Actually, there should be a force.
As you can see on the velocity-time graph, the velocity of both particles change at the time of collision. Since there is a change in velocity, there must be acceleration.

23. Aug 14, 2017

Eleni_

Accelaration is a derivative of speed.dv/dt. The speed will change exactly as you mentioned but at a point it will remain constant and thus accelaration we decreasing and decreasing with lim=0

24. Aug 14, 2017

Ibix

In the model @yrjosmiel is using, the force and acceleration are Dirac delta functions - that is they are infinite, but are applied for zero time. The integral with respect to time, however, is well defined, so the momentum change is finite. As I noted earlier this model is unrealistic, but good enough for many circumstances. If you are playing billiards, for example, you can model the balls as rigid and having instantaneous collisions with infinite accelerations because ignoring this is a much smaller error than others - e.g. in your accuracy with the cue (certainly with my skill level at billiards).

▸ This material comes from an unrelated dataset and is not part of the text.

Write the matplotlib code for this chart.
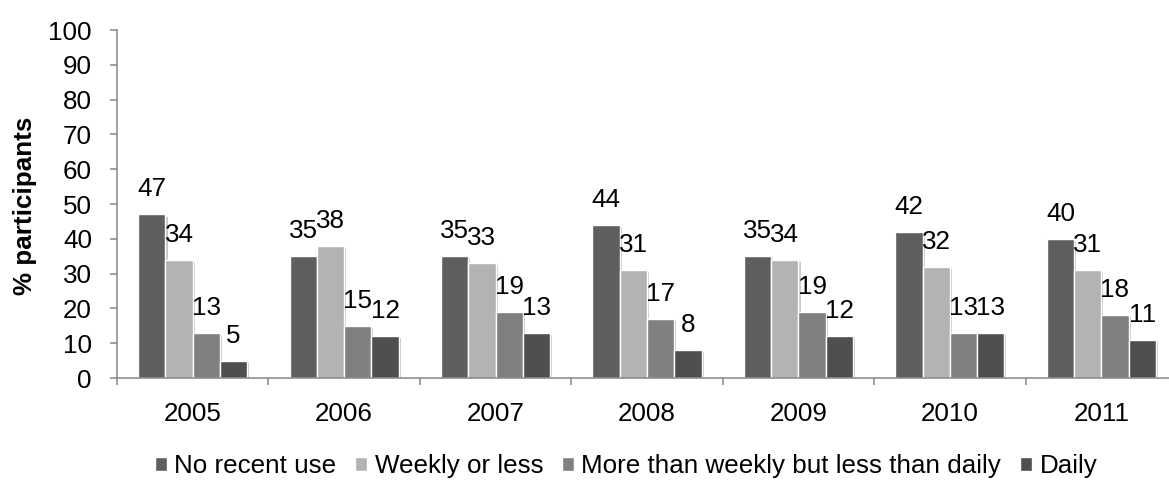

In practice, all objects deform slightly on a very short timescale, so the force is always finite and applied over a finite time. For example, if you are playing tennis you can impart spin to the ball by striking it with a racquet moving slightly sideways, and you'll get different effects depending on the tension in the strings. You can't neglect the deformation of the strings if you want to analyse that case.

Basically, the graph in post #1 is an idealisation. In practice, if you stretch the graph horizontally so you can see short enough times, you'll find that there is a very steeply sloped line joining the two apparently discontinuous segments.